Kiwanis Club, a Positive Influence in our Community

6th grade students at Lomond View Elementary receiving Hope of America awards for good citizenship and grades.

In 1946, just after WWII ended, a group of dedicated North Ogden citizens recognized the need for a service club to promote greater involvement of citizens in community affairs. The stated purpose of Kiwanis was “Service to Youth, Community and Nation.” 

A Kiwanis Club was chartered in September; 37 members began regular meetings and developed a number of service initiatives, many of which improved the infrastructure of the city. The club planted trees, built water fountains, and in general, helped when and where needed. They met in the basement of Wayne Barker’s Service Station, which was located near the Stump Springs in Lees Shopping Center. Barker maintained perfect attendance for 40 years and served as Club President in 1955-56. The charter President was J. Parley Spackman. The early club completed many worthy projects which were true to the organizations goals. 
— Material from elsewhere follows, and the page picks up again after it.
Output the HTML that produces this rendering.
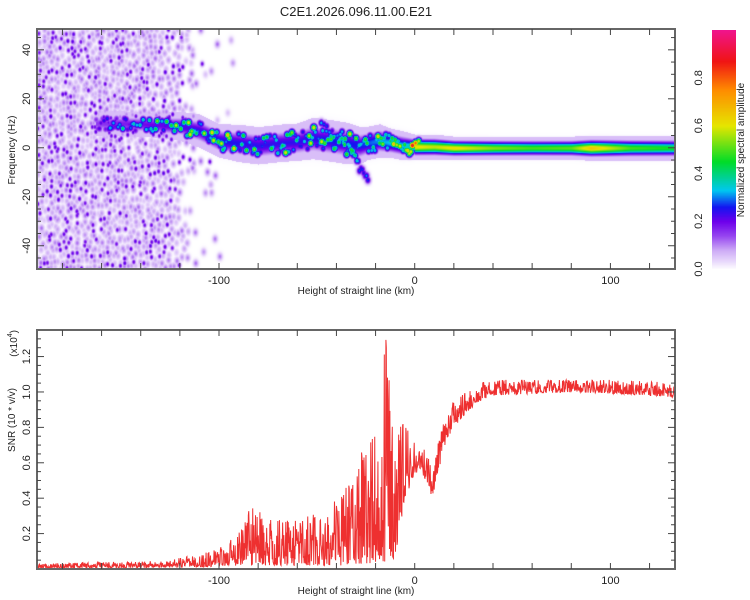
<!DOCTYPE html>
<html><head><meta charset="utf-8">
<style>
html,body{margin:0;padding:0;background:#fff;}
#wrap{position:relative;width:750px;height:600px;font-family:"Liberation Sans",sans-serif;}
canvas{position:absolute;}
svg{position:absolute;left:0;top:0;}
text{font-family:"Liberation Sans",sans-serif;fill:#222;}
</style></head>
<body>
<div id="wrap">
<canvas id="heat" width="638" height="240" style="left:37px;top:29px"></canvas>
<canvas id="cbar" width="24" height="239" style="left:712px;top:30px"></canvas>
<svg id="ov" width="750" height="600"></svg>
</div>
<script>
// ---- data ----
const xDomain = [-193, 133];
const freqDomain = [-49.5, 48.5];
const snrDomain = [0, 1.35];
const xTicks = [-180,-160,-140,-120,-100,-80,-60,-40,-20,0,20,40,60,80,100,120];
const xTickLabels = [-100, 0, 100];
const freqTickLabels = [40, 20, 0, -20, -40];
const snrTickLabels = [0.2, 0.4, 0.6, 0.8, 1.0, 1.2];
const cbarTickLabels = [0.0, 0.2, 0.4, 0.6, 0.8];
// ridge (main signal) : height km, centre freq Hz, amplitude, half-width Hz
const ridgeKm   = [-163,-150,-135,-120,-110,-100,-90,-80,-69,-60,-52,-43,-35,-28,-24,-18,-12,-6,0,10,20,40,60,80,90,110,133];
const ridgeFreq = [10,10,9.5,9,7,3,2,1,2,2.5,4,3,2,1,2,3,2,1,0.5,0.5,0,0,0,0,0,0,0];
const ridgeAmp  = [0.3,0.35,0.4,0.45,0.48,0.52,0.5,0.48,0.48,0.48,0.5,0.52,0.52,0.52,0.57,0.62,0.67,0.67,0.77,0.72,0.77,0.67,0.62,0.64,0.82,0.62,0.57];
const ridgeWidth= [3,3,3,3.5,4,4,4.5,4.5,4.5,4.5,5,5,5,4.5,4,4,3.5,3.5,3,3,2.8,2.8,2.8,2.8,3,3,3];
// secondary descending branch
const branchKm   = [-48,-40,-34,-28,-24];
const branchFreq = [9,5,0,-8,-13];
const branchAmp  = [0.3,0.4,0.45,0.35,0.25];
// background noise density
const noiseKm   = [-193,-150,-132,-124,-118,-110,-100,-92,133];
const noiseLevel= [1.0,0.95,0.85,0.55,0.25,0.08,0.03,0.0,0.0];
// SNR envelope (x1e4)
const snrKm   = [-193,-160,-130,-110,-100,-90,-84,-75,-60,-45,-38,-30,-26,-20,-15,-12,-10,-6,-2,2,6,9,12,16,20,26,33,40,60,80,100,120,133];
const snrLow  = [0.005,0.005,0.008,0.01,0.015,0.02,0.02,0.02,0.02,0.02,0.02,0.03,0.03,0.03,0.04,0.05,0.06,0.3,0.5,0.55,0.5,0.4,0.55,0.72,0.8,0.88,0.95,0.98,0.99,1.0,0.99,0.98,0.97];
const snrHigh = [0.03,0.04,0.05,0.08,0.12,0.2,0.37,0.28,0.3,0.33,0.43,0.55,0.79,0.85,1.35,1.0,0.95,0.85,0.76,0.72,0.68,0.55,0.72,0.88,0.95,1.0,1.05,1.07,1.07,1.07,1.07,1.06,1.05];

// ---- scales ----
const L=37,R=675,T1=29,B1=269,T2=330,B2=569;
const xS = km => L + (km - xDomain[0])/(xDomain[1]-xDomain[0])*(R-L);
const kmOf = px => xDomain[0] + (px-L)/(R-L)*(xDomain[1]-xDomain[0]);
const fS = f => B1 - (f - freqDomain[0])/(freqDomain[1]-freqDomain[0])*(B1-T1);
const sS = v => B2 - (v - snrDomain[0])/(snrDomain[1]-snrDomain[0])*(B2-T2);
function interp(xs, ys, x){
  if (x<=xs[0]) return ys[0];
  for (let i=1;i<xs.length;i++) if (x<=xs[i]) {const t=(x-xs[i-1])/(xs[i]-xs[i-1]); return ys[i-1]+t*(ys[i]-ys[i-1]);}
  return ys[ys.length-1];
}
function hash(a,b){let h=Math.sin(a*127.1+b*311.7)*43758.5453;return h-Math.floor(h);}
function cmap(v){
  const st=[[0,255,255,255],[0.03,235,220,252],[0.08,205,170,246],[0.14,150,70,240],[0.2,110,0,235],[0.26,20,20,240],[0.33,0,200,240],[0.45,0,220,40],[0.6,230,230,0],[0.75,255,140,0],[0.87,240,20,20],[1,240,20,140]];
  v=Math.max(0,Math.min(1,v));
  for(let i=1;i<st.length;i++) if(v<=st[i][0]){const t=(v-st[i-1][0])/(st[i][0]-st[i-1][0]);return [0,1,2].map(k=>Math.round(st[i-1][k+1]+t*(st[i][k+1]-st[i-1][k+1])));}
  return [240,20,140];
}

// ---- heatmap ----
(function(){
  const c=document.getElementById('heat'),ctx=c.getContext('2d');
  const W=c.width,H=c.height;
  const field=new Float32Array(W*H);
  for(let px=0;px<W;px++){
    const km=kmOf(px+L);
    const fc=interp(ridgeKm,ridgeFreq,km), amp=interp(ridgeKm,ridgeAmp,km), w=interp(ridgeKm,ridgeWidth,km);
    if(km<ridgeKm[0]) continue;
    for(let py=0;py<H;py++){
      const f=freqDomain[1]-(py/H)*(freqDomain[1]-freqDomain[0]);
      const d=(f-fc)/w;
      let v = km>0 ? amp*0.8*Math.exp(-d*d*1.5) : amp*0.5*Math.exp(-d*d*1.3);
      if(Math.abs(d)<1.7) v=Math.max(v,0.06);
      field[py*W+px]=v;
    }
  }
  function blob(cx,cy,rx,ry,a){
    for(let x=Math.floor(cx-2*rx);x<=cx+2*rx;x++){if(x<0||x>=W)continue;
      for(let y=Math.floor(cy-2*ry);y<=cy+2*ry;y++){if(y<0||y>=H)continue;
        const dx=(x-cx)/rx,dy=(y-cy)/ry,v=a*Math.exp(-(dx*dx+dy*dy));
        const i=y*W+x; if(v>field[i])field[i]=v;}}
  }
  for(let gx=0;gx<W/4;gx++){
    const km=kmOf(gx*4+L), nl=interp(noiseKm,noiseLevel,km);
    if(nl<=0)continue;
    for(let gy=0;gy<H/5;gy++){
      const h=hash(gx,gy);
      if(h<nl*0.9){
        const cx=gx*4+2+(hash(gx+1,gy)-0.5)*4, cy=gy*5+2.5+(hash(gx,gy+1)-0.5)*5;
        const dark=hash(gx+3,gy+9);
        const a = dark<0.22 ? 0.19+0.04*hash(gx,gy+4) : 0.05+0.07*hash(gx+5,gy+2);
        blob(cx,cy,dark<0.22?1.9:2.6,dark<0.22?2.6:3.6,a);
      }
    }
  }
  for(let km=ridgeKm[0];km<=2;km+=0.8){
    const fc=interp(ridgeKm,ridgeFreq,km),amp=interp(ridgeKm,ridgeAmp,km),w=interp(ridgeKm,ridgeWidth,km);
    const k=Math.round(km*10);
    const off=(hash(k,1)-0.5)*1.8*w;
    const r=hash(k,2);
    blob(xS(km)-L, fS(fc+off)-T1, 3.2, 3.6, amp*(0.55+0.85*r*r));
  }
  for(let km=branchKm[0];km<=branchKm[branchKm.length-1];km+=0.7){
    const bf=interp(branchKm,branchFreq,km),ba=interp(branchKm,branchAmp,km);
    blob(xS(km)-L, fS(bf+(hash(Math.round(km*10),6)-0.5)*4)-T1, 2.8, 3.6, ba*(0.6+0.6*hash(Math.round(km*10),5)));
  }
  const img=ctx.createImageData(W,H);
  for(let i=0;i<W*H;i++){const col=cmap(field[i]);img.data[i*4]=col[0];img.data[i*4+1]=col[1];img.data[i*4+2]=col[2];img.data[i*4+3]=255;}
  ctx.putImageData(img,0,0);
  const cb=document.getElementById('cbar'),cx2=cb.getContext('2d');
  for(let y=0;y<cb.height;y++){const col=cmap(1-y/cb.height);cx2.fillStyle=`rgb(${col})`;cx2.fillRect(0,y,24,1);}
})();

// ---- SVG overlay ----
const NS='http://www.w3.org/2000/svg', svg=document.getElementById('ov');
function el(tag,attrs,parent){const e=document.createElementNS(NS,tag);for(const k in attrs)e.setAttribute(k,attrs[k]);(parent||svg).appendChild(e);return e;}
function txt(x,y,s,size,rot,anchor){const e=el('text',{x:x,y:y,'font-size':size,'text-anchor':anchor||'middle'});if(rot)e.setAttribute('transform',`rotate(${rot} ${x} ${y})`);e.textContent=s;return e;}

(function(){
  let pts=[];
  const N=1600;
  for(let i=0;i<=N;i++){
    const km=xDomain[0]+i/N*(xDomain[1]-xDomain[0]);
    const lo=interp(snrKm,snrLow,km),hi=interp(snrKm,snrHigh,km);
    let h=hash(i,3.3); h=Math.pow(h,1.6);
    pts.push(xS(km).toFixed(2)+','+sS(lo+(hi-lo)*h).toFixed(2));
  }
  const p=el('polyline',{points:pts.join(' '),fill:'none',stroke:'#ee3030','stroke-width':1});
  
  
})();

[[T1,B1,'spectrogram-frame'],[T2,B2,'snr-frame']].forEach(([t,b,n])=>{
  const r=el('rect',{x:L,y:t,width:R-L,height:b-t,fill:'none',stroke:'#666','stroke-width':2});
  
  
});
[[T1,B1],[T2,B2]].forEach(([t,b])=>{
  xTicks.forEach(k=>{const x=xS(k);el('line',{x1:x,x2:x,y1:b,y2:b-6,stroke:'#444'});el('line',{x1:x,x2:x,y1:t,y2:t+6,stroke:'#444'});});
  xTickLabels.forEach(k=>{const e=txt(xS(k),b+15,String(k),11);});
  const xt=txt(356,b+25,'Height of straight line (km)',10);
  
  
});
for(let f=-45;f<=45;f+=5){const y=fS(f),len=f%20===0?7:4;el('line',{x1:L,x2:L+len,y1:y,y2:y,stroke:'#444'});el('line',{x1:R,x2:R-len,y1:y,y2:y,stroke:'#444'});}
freqTickLabels.forEach(f=>{const e=txt(30,fS(f),String(f),11,-90);});
const yt1=txt(15,150,'Frequency (Hz)',10,-90);


for(let i=1;i<=26;i++){const v=i*0.05,y=sS(v),len=(i%4===0)?7:4;el('line',{x1:L,x2:L+len,y1:y,y2:y,stroke:'#444'});el('line',{x1:R,x2:R-len,y1:y,y2:y,stroke:'#444'});}
snrTickLabels.forEach(v=>{const e=txt(30,sS(v),v.toFixed(1),11,-90);});
const yt2=txt(15,420,'SNR (10 * v/v)',10,-90);


const sc=txt(17,330,'(x10',10,-90,'end');
const sup=el('tspan',{'font-size':7,dy:-5});sup.textContent='4';sc.appendChild(sup);
const cl=el('tspan',{'font-size':10,dy:5});cl.textContent=')';sc.appendChild(cl);


cbarTickLabels.forEach(v=>{const y=269-v*239;const e=txt(702,y,v.toFixed(1),11,-90);});
const ct=el('text',{x:744,y:150,'font-size':10,'text-anchor':'middle',transform:'rotate(-90 744 150)'});
ct.textContent='Normalized spectral amplitude';


const tt=txt(356,16,'C2E1.2026.096.11.00.E21',13);


</script>
</body></html>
Most of the club members are men, but women have had a strong influence, with some becoming members and many wives helping with community projects such as Cherry Days Kiwanis Pancake Breakfast, Easter Egg Hunt, Yard Sales, Hope of America awards, and in assisting with regular meetings and fund-raising activities. In 1991-92, Virginia Kendall was the first and only woman to be Club President.

In the 21st Century, North Ogden Kiwanis Club still pursues the same goals that members did 74 years ago – it’s all about community service. They are still focused on youth and community service and channel their efforts into such projects as Hope of America, which awards sixth grade students for their good citizenship accomplishments. In the last decade, the club has donated literally tens of thousands of books to local elementary schools and has made donations of thousands of dollars to purchase electronic digital reading and learning materials. 

For nearly 50 years, the club has cooked the Cherry Days pancake breakfast and served around 1200 people in less than three hours. Proceeds from this go directly to fund many youth projects. Local businesses and individuals have been generous in contributing financially to Kiwanis fund raising over the years. Donations have made serving the community easier and are greatly appreciated. 

Kiwanis responds when needs are known, such as when school cafeteria personnel noticed a need to help some students with payment of lunches. Members are generous when Sub for Santa comes around; many students have been helped with special projects, such as a young woman who was pursuing Olympic Fencing and needed help. The list goes on and the response is most often positive for both giver and receiver.

Kiwanis members now meet at the Senior Center in North Ogden on 1st and 3rd Tuesdays at 6:30 p.m. and anyone is welcome to join. 

NOTES – Information was taken from Kiwanis Club History Updates written in 1986 and 2006. I have been a member since 2002 and provided some of the documentation from my experiences with the club.